Because this fact has persisted for years after it has been pointed out, it is probably a persistent feature caused by the need for defensives to offer a risk premium. For those fund managers who are judged by relative performance, low beta stocks are risky; there’s a danger they’ll underperform a rising market (as in fact they have in the past 12 months) and so cost the manager his job or bonus. This causes low beta stocks to be underpriced on average, and so to offer decent returns to investors who can take this risk. And of course, most retail investors can.

One portfolio has done even better than defensives down the years – momentum. My equal-weighted basket of the best-performing shares in the 12 months to March has risen by 14.5 per cent in the three months since then. Even if we strip out Ocado’s (OCDO) 93 per cent gain (and of course there’s no reason why we should), it has still outperformed thanks to gains on Blue Prism (PRSM), Games Workshop (GAW) and Fevertree Drinks (FEVR) among others.

Again, this continues a trend. My momentum portfolio has hugely outperformed the market for years. In fact, over the past three years it has beaten all but one fund in Trustnet’s all companies unit trust database (Chelverton’s UK equity growth fund).

And again, this is no quirk of my portfolio. The success of momentum investing was first pointed out (to me at least) back in 2001 by Sheridan Titman and Narasimhan Jegadeesh for US shares. And it has since been found in other assets.

The fact that momentum exists not just in shares but in currencies, commodities and bonds suggests that the reason for it lies outside of stock markets. The most plausible candidate here is under-reaction. We all tend to cleave too strongly to our pre-existing ideas (not just of course about investments). If we have an idea that a stock is a poor investment we’ll therefore stick with that idea even in the face of contradictory evidence.
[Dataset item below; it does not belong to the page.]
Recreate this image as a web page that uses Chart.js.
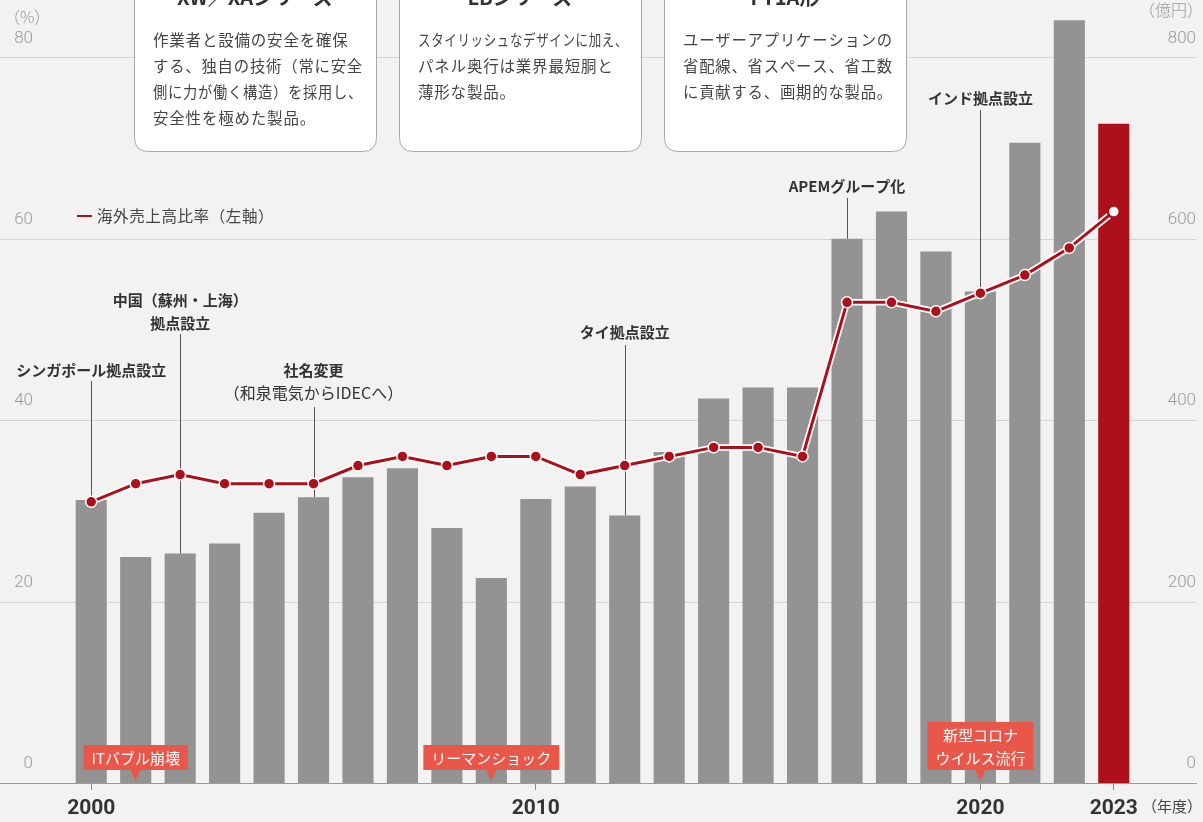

This means that shares that enjoy good news won’t rise as much as they should because investors will continue to doubt their merits. Which means in turn that rising stocks will continue to rise as investors gradually give in and update their prior beliefs.

One piece of evidence for this is the performance of negative momentum stocks – those that have fallen the most in the past 12 months. Although these did well in Q2, their longer-term performance is awful; they’ve fallen in the last five years. This is consistent with investors clinging onto bad stocks, causing them to be initially over-priced and so to drift down later.

For me, this leaves me with a paradox. In theory, investors should by now have wised up to this tendency, and so eliminated the mispricings of both positive and negative momentum stocks. But they haven’t. I find this puzzling.

One thing that seems clearer, though, is the performance of value stocks – the 20 highest dividend yielders. In Q2, these matched the market although they have fallen in the past 12 months. The story here is, I suspect, largely one of cyclical risk. Value stocks tend to carry lots of this: recently, my portfolio has been overweight in construction and transport stocks, but miners have often also featured heavily. This means that when investors fear a downturn, such stocks do badly: the 2008-09 recession saw my value portfolio collapse. And when hopes of an upturn increase – as they did between 2009 and 2017 – value does well.

The point of all this is not to recommend specific stocks, and it’s emphatically not to show that I’m a good stock-picker; ego has no place in investing. It is instead to provide real-time tests of hypotheses: that momentum and defensives out-perform, that high beta and negative momentum underperform; and so on. These hypotheses are the product not of data-mining but of research that has been corroborated several times. Perhaps the lesson of this is that, sometimes, economics can actually be useful.